Obfuscation is when easy-to-understand source code is converted into a hard to understand and confusing code that still operates as intended.
Threat actors commonly use obfuscation to make it harder to analyze malicious scripts and to bypass security software.
Obfuscation can be achieved through various means like the injection of unused code into a script, the splitting and concatenating of the code (breaking it into unconnected chunks), or the use of hexadecimal patterns and tricky overlaps with function and variable naming.
Obfuscation on the rise
At least 26% of them use some form of obfuscation to evade detection, indicating an uptick in the adoption of this basic yet effective technique.
Most of these obfuscated samples appear to have similar code because they were bundled by the same packers, so their code structure looks similar even if the function is different.
Akamai plans to present more details about how they are focusing their detection efforts on the packing techniques instead of the file code itself in the upcoming SecTor conference.
Benign sites also use it
But not all obfuscation is malicious or tricky. As the report explains, about 0.5% of the 20,000 top-ranking websites on the web (according to Alexa), also use obfuscation techniques.
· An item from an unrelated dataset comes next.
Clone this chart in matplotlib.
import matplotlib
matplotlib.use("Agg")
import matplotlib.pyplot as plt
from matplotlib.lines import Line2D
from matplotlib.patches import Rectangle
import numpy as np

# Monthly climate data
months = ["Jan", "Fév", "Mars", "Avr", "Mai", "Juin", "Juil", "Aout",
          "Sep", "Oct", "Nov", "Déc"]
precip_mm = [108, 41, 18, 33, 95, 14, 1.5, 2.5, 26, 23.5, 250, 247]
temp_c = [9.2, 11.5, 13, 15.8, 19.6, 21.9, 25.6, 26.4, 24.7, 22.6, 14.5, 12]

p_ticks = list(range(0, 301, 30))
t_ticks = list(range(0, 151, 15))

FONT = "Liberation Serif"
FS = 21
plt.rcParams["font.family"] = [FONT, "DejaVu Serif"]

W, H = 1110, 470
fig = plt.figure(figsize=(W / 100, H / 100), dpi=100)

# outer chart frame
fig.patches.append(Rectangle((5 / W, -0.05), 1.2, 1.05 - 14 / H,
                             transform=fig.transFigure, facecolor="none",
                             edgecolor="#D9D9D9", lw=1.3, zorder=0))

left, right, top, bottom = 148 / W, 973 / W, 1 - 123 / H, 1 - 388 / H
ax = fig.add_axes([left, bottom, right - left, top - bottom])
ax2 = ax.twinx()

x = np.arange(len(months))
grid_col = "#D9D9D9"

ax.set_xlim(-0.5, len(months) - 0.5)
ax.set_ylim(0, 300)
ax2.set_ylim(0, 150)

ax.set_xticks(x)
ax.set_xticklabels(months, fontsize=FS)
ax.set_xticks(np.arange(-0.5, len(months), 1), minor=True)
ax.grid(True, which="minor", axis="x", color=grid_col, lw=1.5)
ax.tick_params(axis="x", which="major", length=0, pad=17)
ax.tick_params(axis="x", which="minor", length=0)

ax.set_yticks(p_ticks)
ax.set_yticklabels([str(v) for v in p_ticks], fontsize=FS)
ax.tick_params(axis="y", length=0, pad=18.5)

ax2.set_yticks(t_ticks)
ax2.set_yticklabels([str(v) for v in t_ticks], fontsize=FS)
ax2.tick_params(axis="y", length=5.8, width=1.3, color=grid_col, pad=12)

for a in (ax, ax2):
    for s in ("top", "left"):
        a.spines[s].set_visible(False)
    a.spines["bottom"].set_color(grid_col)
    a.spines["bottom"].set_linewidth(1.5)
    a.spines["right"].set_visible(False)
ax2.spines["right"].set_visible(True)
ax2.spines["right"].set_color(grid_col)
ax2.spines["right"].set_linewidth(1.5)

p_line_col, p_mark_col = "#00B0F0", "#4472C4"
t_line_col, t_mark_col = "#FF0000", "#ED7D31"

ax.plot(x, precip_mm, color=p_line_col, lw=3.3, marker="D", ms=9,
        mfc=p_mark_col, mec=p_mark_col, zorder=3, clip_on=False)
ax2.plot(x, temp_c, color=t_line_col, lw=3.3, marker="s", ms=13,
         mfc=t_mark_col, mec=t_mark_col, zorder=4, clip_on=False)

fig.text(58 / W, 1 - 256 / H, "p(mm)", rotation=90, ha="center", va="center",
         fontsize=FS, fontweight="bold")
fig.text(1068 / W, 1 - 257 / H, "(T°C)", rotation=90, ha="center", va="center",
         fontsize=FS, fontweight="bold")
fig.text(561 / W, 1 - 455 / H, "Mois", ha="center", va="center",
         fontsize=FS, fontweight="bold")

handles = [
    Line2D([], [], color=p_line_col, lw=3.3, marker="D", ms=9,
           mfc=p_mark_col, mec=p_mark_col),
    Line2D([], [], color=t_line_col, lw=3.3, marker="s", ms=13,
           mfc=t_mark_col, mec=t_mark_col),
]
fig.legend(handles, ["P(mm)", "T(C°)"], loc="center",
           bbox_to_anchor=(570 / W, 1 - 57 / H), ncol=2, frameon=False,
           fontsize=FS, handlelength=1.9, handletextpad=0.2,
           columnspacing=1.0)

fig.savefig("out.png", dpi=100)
These cases can be attributed to the following:
- Websites are trying to conceal some of their client-side code functionality from competitors.
- Sensitive information like email addresses needs to be hidden from public view.
As such, detecting malicious code based on the fact that is obfuscated isn’t enough on its own, and further correlation with malicious functionality needs to be made.
This mixing with legitimate deployment is precisely what makes the detection of risky code challenging, and the reason why obfuscation is becoming so widespread in the threat landscape.